I don’t want to panic anyone, but the clock is ticking. I’m sighing a huge sigh of relief because I managed to get everything shipped off to my family by the postal suggested date of December 10. That includes birthday gifts for my twin granddaughters, their birthday was on the 10th. My eldest daughter’s birthday is today, in fact. Writing this blog takes me back to when she was born. Denny was in the Marine Corps and had been transferred from Kaneohe Bay, Hawaii, to the Marine Corps Air Station in Southern California. Because there was no hospital on base I was assigned a civilian doctor who took military patients. I was young, in a new place, and Denny was being shot off to parts unknown at a moment’s notice. Our first baby was due around Christmas.
I didn’t like the doctor. He was gruff and smoked cigars that made me sick. He wasn’t an OB/Gyn—the Marine Corps didn’t have one on the roster.
I started labor on the 18th. My water broke but I wasn’t making progress. The doctor said I should walk up and down the halls of the hospital. The nice thing—it was a fairly new hospital and the staff was compassionate. I kept laboring to no avail. Early on the 19th the doctor decided to give me a shot of Oxytocin because he wanted to speed up my labor so he could go on vacation. Late that day he ordered a second dose. I can tell you still, the pain was terrific. Thankfully Denny flew in from Japan.
By the 20th I wasn’t doing well, although a nurse said I’d made a little progress. The doctor ordered me set up for delivery. I’m not sure what happened after we all arrived in the delivery room, sans Denny. (Back then they didn’t allow husbands at a birth.)
The doctor said he’d use forceps. I don’t know what he did, but I remember feeling faint. I remember hearing a nurse say she was losing fetal heart tone and my blood pressure was thready. I’d been a medical record technician and medical transcriptionist, so in some part of my mind I knew it wasn’t going well. Then the doctor said, “I can’t deliver this woman.” And he didn’t.

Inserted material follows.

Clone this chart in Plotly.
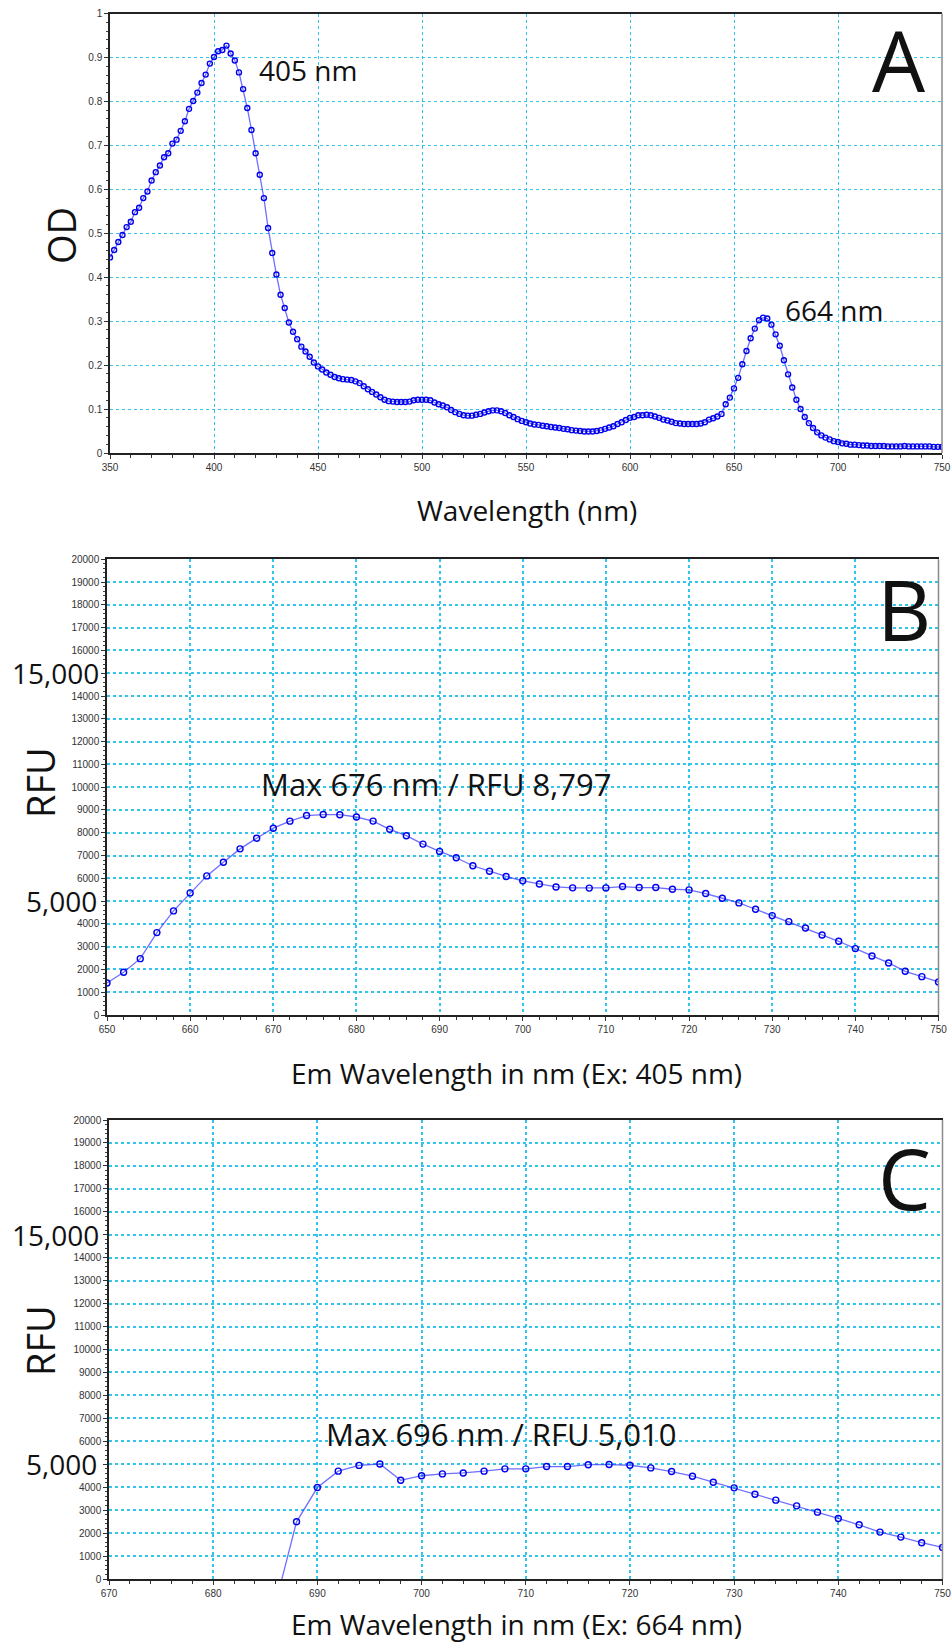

I later learned in bits and pieces that he literally threw up his hands and walked out of the delivery room. One nurse stepped into the hall and luckily snagged a well-known OB/Gyn who was sauntering past. He came in, took a look, said: “they’ve let this go too long to do a c-section, but put this woman out, I’ll have scrub up and turn this baby ASAP.”
And he did. Kelly was a footling breech with the cord wrapped around her neck once. Every contraction jerked her up instead of letting her head down the birth canal.
What I know is the doctor who delivered her didn’t get paid a cent. The military had already paid an up-front charge to the derelict doctor. The good man said he didn’t want anything, and to just tell me Merry Christmas, and enjoy my miracle baby.
A nurse relayed all of this before I was allowed to go home on Christmas morning. Denny had found time to put up a tree in our little mobile home; a 3 ft silver tree that Kelly still has, though it’s seen a lot of miles.
In fact, neither Denny nor I were savvy enough to sue that doctor. We felt blessed to have our first baby, who on this December 20th is a beautiful, talented, kind woman, and a wonderful mother herself.
There were some good things that happened back then. She was the 100th baby born in the hospital. They gave us a photograph plan along with a gorgeous leather album. And because they listed her birth in the local paper, including her name, Kelly Fox, the radio station in the area with call letters KFOX, swooped in and gave us a complete layette, a convertible stroller and a lot of other gifts. I haven’t thought about this in a long time. But I continue to believe that Christmastime is a season of miracles.